Making Cyanotypes

I'd like to share a bit of the process that goes into making a cyanotype, plus my latest print. If you want to skip all these words and dazzling insights, then feel free to scroll on down. Perhaps I'll have a video to share at some point.

I think a lot of photographers would love this process because it's very straightforward, decently simple to produce a good print (especially if you have experience with negatives or printing in the darkroom), and it's affordable in terms of material costs compared to just about everything else you can do in photography. 

All you really need to get started are the chemicals, good watercolor paper, a hake brush, some superglue (for hake brush), gloves, glass or plastic cups to mix solution in, stirring rod, droppers, a dark room (it doesn't have to be 100% light tight), two sheets of glass or clear plexi glass, sturdy clamps, and the sun. Unlike darkroom printing, which requires 100% absolute pitch black darkness except for the amber safelight, plus some serious gear, multiple sinks, temperature gauges, gallons upon gallons upon gallons of water, etc. (or just an enterprising/Macguyver-ish setup, which I've seen on Youtube plenty).

A good resource for cyanotype chemicals if you're in the market: Bostick and Sullivan

An aside: as photographers, I don't think we often consider the price to the environment of printing or of photography as a whole. The chemicals themselves which can be quite gnarly, pouring chemicals down the drain, exposure to ourselves and others, and holy crap the water usage. The Onion had a particularly funny piece about our upcoming water wars...but I digress. Cyanotypes are much less gnarly than most printing processes and as far as I understand, are not harmful to the environment.

I can go more in depth on cyanotypes at some point, but know that I am by no means an expert. I picked up The Book of Alternative Processes and a used copy of Alternative Photographic Processes and read the chapters on cyanotypes several times and took notes. I watched many youtube videos, scoured small websites & blogs, and then finally decided to try it. I've been printing this way for about 11 months now and I made Christmas cards last year from a hand drawn "negative" on parchment paper. So I've done about 80 or so cyanotype prints thus far and finally feel like I have a process that is pretty good. 
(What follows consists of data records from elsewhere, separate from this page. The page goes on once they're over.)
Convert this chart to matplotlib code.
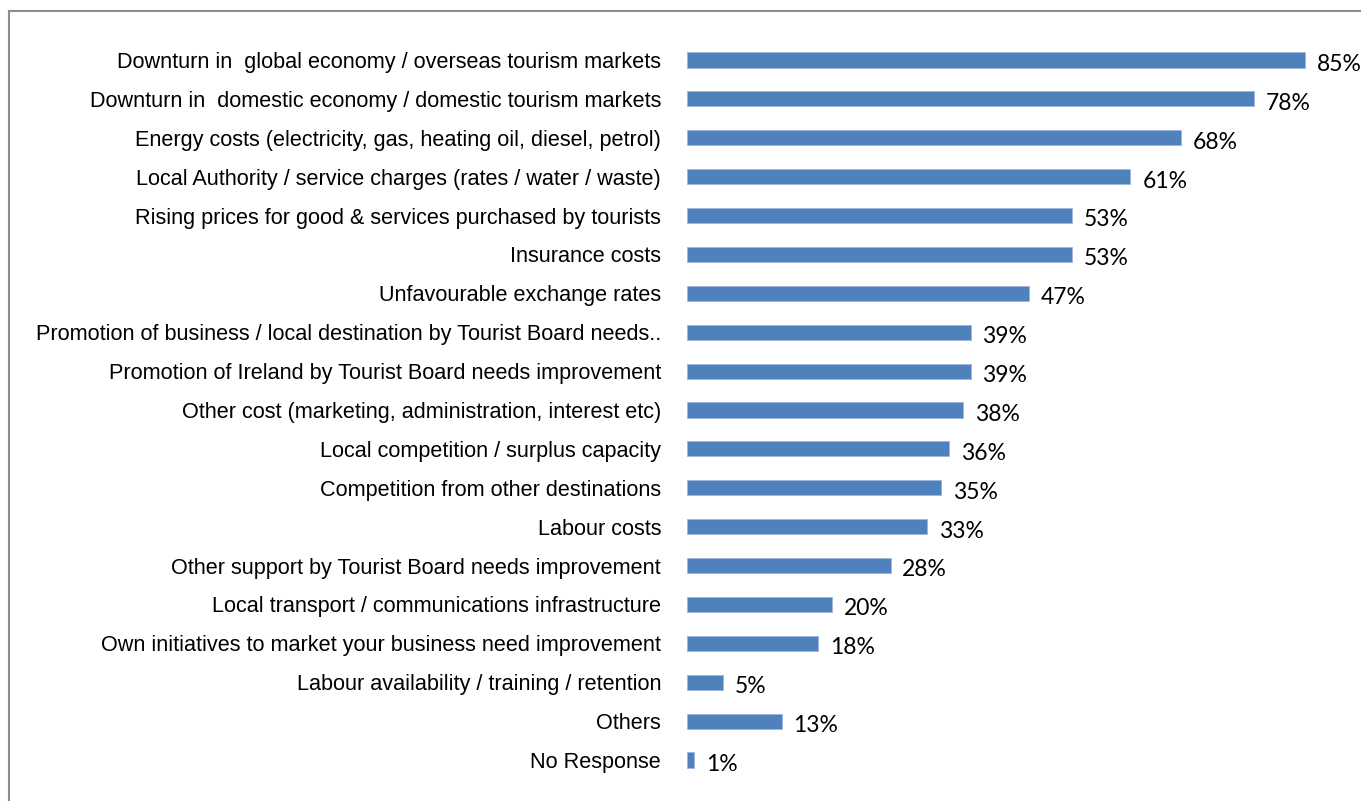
import matplotlib.pyplot as plt
from matplotlib.patches import Rectangle
from matplotlib import font_manager

# Survey responses: factors affecting business (% of respondents)
factors = [
    "Downturn in  global economy / overseas tourism markets",
    "Downturn in  domestic economy / domestic tourism markets",
    "Energy costs (electricity, gas, heating oil, diesel, petrol)",
    "Local Authority / service charges (rates / water / waste)",
    "Rising prices for good & services purchased by tourists",
    "Insurance costs",
    "Unfavourable exchange rates",
    "Promotion of business / local destination by Tourist Board needs..",
    "Promotion of Ireland by Tourist Board needs improvement",
    "Other cost (marketing, administration, interest etc)",
    "Local competition / surplus capacity",
    "Competition from other destinations",
    "Labour costs",
    "Other support by Tourist Board needs improvement",
    "Local transport / communications infrastructure",
    "Own initiatives to market your business need improvement",
    "Labour availability / training / retention",
    "Others",
    "No Response",
]
percent = [85, 78, 68, 61, 53, 53, 47, 39, 39, 38, 36, 35, 33, 28, 20, 18, 5, 13, 1]

names = {f.name for f in font_manager.fontManager.ttflist}
label_font = "Liberation Sans Narrow" if "Liberation Sans Narrow" in names else "Liberation Sans"

W, H = 1361, 801
fig = plt.figure(figsize=(W / 100, H / 100), dpi=100)

# axes placed in pixel terms: zero at x=687, rows from y=60 to y=760
xmax = 92
px_per = 7.27
row = 700 / 18
left = 687 / W
width = xmax * px_per / W
top = (60 - row / 2) / H
height = 19 * row / H
ax = fig.add_axes([left, 1 - top - height, width, height])

y = list(range(len(factors)))
ax.barh(y, percent, height=0.39, color="#4F81BD", edgecolor="#9DB6DA", linewidth=0.6)
ax.set_xlim(0, xmax)
ax.set_ylim(len(factors) - 0.5, -0.5)

ax.set_yticks(y)
ax.set_yticklabels(factors, family=label_font, fontsize=15.6, color="black")
ax.tick_params(axis="y", length=0, pad=18.7)
ax.set_xticks([])
for s in ax.spines.values():
    s.set_visible(False)

for yi, v in zip(y, percent):
    ax.annotate(f"{v}%", (v, yi), xytext=(8.5, -3.2), textcoords="offset points",
                ha="left", va="center", family="Lato", fontsize=16.5, color="black")

# outer frame, cut off at the right and bottom edges
fig.patches.append(Rectangle((9 / W, -0.1), 1.2, 1 - 11 / H + 0.1, transform=fig.transFigure,
                             fill=False, edgecolor="#8C8C8C", linewidth=1.5))

fig.savefig("out.png", dpi=100)
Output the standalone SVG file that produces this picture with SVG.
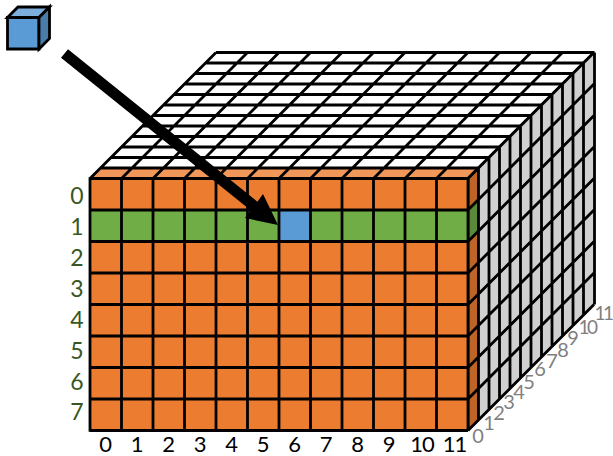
<svg xmlns="http://www.w3.org/2000/svg" width="613" height="456" viewBox="0 0 613 456">
<style>
.g{fill:none;stroke:#000;stroke-width:2.8}
.c{stroke:#000;stroke-width:2.8;stroke-linejoin:miter}
text{font-family:"Lato","Open Sans",sans-serif;text-anchor:middle}
.l{font-size:23px;fill:#385723}
.b{font-size:22px;fill:#000}
.d{font-size:20px;fill:#7f7f7f}
.n{font-size:19px;letter-spacing:-2.5px}
</style>
<rect width="613" height="456" fill="#fff"/>
<g id="top-face">
<polygon points="90,178.5 468,178.5 594.5,52.5 216.5,52.5" fill="#fff"/>
<polygon points="90,178.5 468,178.5 478.5,168 100.5,168" fill="#f19759"/>
<path class="g" d="M90 178.5h378M100.5 168h378M111 157.5h378M121.5 147h378M132 136.5h378M142.5 126h378M153 115.5h378M163.5 105h378M174 94.5h378M184.5 84h378M195 73.5h378M205.5 63h378M216 52.5h378.500M90 178.500l126 -126M121.500 178.500l126 -126M153 178.500l126 -126M184.500 178.500l126 -126M216 178.500l126 -126M247.500 178.500l126 -126M279 178.500l126 -126M310.500 178.500l126 -126M342 178.500l126 -126M373.500 178.500l126 -126M405 178.500l126 -126M436.500 178.500l126 -126M468 178.500l126 -126"/>
</g>
<g id="right-face">
<polygon points="468,178.500 594.500,52.500 594.500,304.500 468,430.500" fill="#d0d0d0"/>
<polygon points="468,178.500 478.500,168 478.500,420 468,430.500" fill="#be6427"/>
<polygon points="468,210 478.500,199.500 478.500,231 468,241.500" fill="#5a8a39"/>
<path class="g" d="M468 178.500v252M478.500 168v252M489 157.500v252M499.500 147v252M510 136.500v252M520.500 126v252M531 115.500v252M541.500 105v252M552 94.500v252M562.500 84v252M573 73.500v252M583.500 63v252M594.500 52.500v252M468 178.500l126 -126M468 210l126 -126M468 241.500l126 -126M468 273l126 -126M468 304.500l126 -126M468 336l126 -126M468 367.500l126 -126M468 399l126 -126M468 430.500l126 -126"/>
</g>
<g id="front-face">
<rect x="90" y="178.500" width="378" height="252" fill="#ec7c30"/>
<rect x="90" y="210" width="378" height="31.500" fill="#70ad47"/>
<rect id="selected-cell" x="279" y="210" width="31.500" height="31.500" fill="#5b9bd5"/>
<path class="g" d="M90 178.500h378M90 210h378M90 241.500h378M90 273h378M90 304.500h378M90 336h378M90 367.500h378M90 399h378M90 430.500h378M90 177.200v254.600M121.500 178.500v252M153 178.500v252M184.500 178.500v252M216 178.500v252M247.500 178.500v252M279 178.500v252M310.500 178.500v252M342 178.500v252M373.500 178.500v252M405 178.500v252M436.500 178.500v252M468 178.500v252"/>
</g>
<g id="cube">
<polygon class="c" points="7.500,17.500 39,17.500 39,49 7.500,49" fill="#5b9bd5"/>
<polygon class="c" points="7.500,17.500 18,7 49.500,7 39,17.500" fill="#7cafdd"/>
<polygon class="c" points="39,17.500 49.500,7 49.500,38.500 39,49" fill="#497cab"/>
</g>
<g id="connectors">
<polygon points="68,49.200 257.400,201.700 263,194 278,225 245,218 250.600,210.300 61,57.800" fill="#000"/>
</g>
<g id="row-labels">
<text class="l" x="77" y="204">0</text>
<text class="l" x="77" y="235">1</text>
<text class="l" x="77" y="266">2</text>
<text class="l" x="77" y="297">3</text>
<text class="l" x="77" y="328">4</text>
<text class="l" x="77" y="359">5</text>
<text class="l" x="77" y="390">6</text>
<text class="l" x="77" y="420">7</text>
</g>
<g id="column-labels">
<text class="b" x="105.700" y="451.500">0</text>
<text class="b" x="137.200" y="451.500">1</text>
<text class="b" x="168.700" y="451.500">2</text>
<text class="b" x="200.200" y="451.500">3</text>
<text class="b" x="231.700" y="451.500">4</text>
<text class="b" x="263.200" y="451.500">5</text>
<text class="b" x="294.700" y="451.500">6</text>
<text class="b" x="326.200" y="451.500">7</text>
<text class="b" x="357.700" y="451.500">8</text>
<text class="b" x="389.200" y="451.500">9</text>
<text class="b" x="422" y="451.500" style="letter-spacing:-1px">10</text>
<text class="b" x="454.500" y="451.500" style="letter-spacing:-1px">11</text>
</g>
<g id="depth-labels">
<text class="d" x="478" y="443">0</text>
<text class="d" x="489" y="430">1</text>
<text class="d" x="499" y="420">2</text>
<text class="d" x="509" y="409">3</text>
<text class="d" x="519" y="399">4</text>
<text class="d" x="529" y="389">5</text>
<text class="d" x="540" y="376">6</text>
<text class="d" x="552" y="368">7</text>
<text class="d" x="563" y="357">8</text>
<text class="d" x="573" y="345">9</text>
<text class="d n" x="587" y="334">10</text>
<text class="d n" x="603" y="320">11</text>
</g>
</svg>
The negatives are a different story. I am not very techy, but what I can tell you is that there are many wonderful guides online and I primarily just use a cyanotype curve in Photoshop, plus print at 16-bit depth at the highest resolution my Epson printer will go and it has worked out decently well so far. I would like to take an actual, in-person negative making class because I hate computers and have to work to not destroy mine when I start going in depth on printing. 

I use OHP negative sheets, found here: Pictorico Transparency Sheets

Also, for watercolor paper, right now I am using Strathmore Bristol  which is such a great deal I almost feel like I've made a deal with the devil to obtain it. It's smooth, hot pressed paper which gives just a bit of the grain of a watercolor paper, but without mega fibers showing through. As of this exact moment in time, I prefer this to the higher end watercolor papers I've used simply because it is affordable and looks wonderful and doesn't get fuzzy after multiple washings, although it does get very fragile around the corners after a soak.

ANYWAY! The reason I laid all that out is this. Photography, even if it's "simple" or requires few things, requires so much trial and error and money and time. As an artist, people do not care what you are doing for the most part, so it's up to the artist to make the viewer understand and care, if at all possible. This was not an overnight success for me, I have tons of awful prints I shoved in a bin along the way. I have spent more money than I'd like to admit on watercolor papers, hake brushes, negative sheets, and my fiancee, of Robert Hazelwood Woodworking, and I made the printing frame (by hand, with hand planes, hand saws, etc. in an un-air conditioned wood shop in Oklahoma in the summer, by God) and UV unit that I use to print, featured here:

Print frame on top, UV unit underneath. Made by me and Robert Hazelwood

Printing frame made from Padouk wood. The shop looked like it was covered in cheeto dust after planing.

Printing frame made from Padouk wood. The shop looked like it was covered in cheeto dust after planing.

So without further ado, here is my latest effort with cyanotypes. I've seen the work I've put in pay off and I'm thrilled about it. 

The original Cyanotype:

I like the deep blue very much and think it works well with this image. But I also wanted to see how it would turn out toned, the process of toning you can see below.

Rinsing in plain water after the bleaching stage. Bleaching is accomplished with sodium carbonate or washing soda. 

Rinsing in plain water after the bleaching stage. Bleaching is accomplished with sodium carbonate or washing soda. 

Final rinse after toning in green tea for 30 minutes.

Final rinse after toning in green tea for 30 minutes.

And for the final result:

Note the deep eggplant tone with very gentle pink highlights

Note the deep eggplant tone with very gentle pink highlights

I love this print and I'm atrociously proud of it. I'm hoping to some day complete a cyanotype exhibition of my toned prints based around a theme of conservation or something else I dream up. Thanks for reading! Don't let the bastards get you down.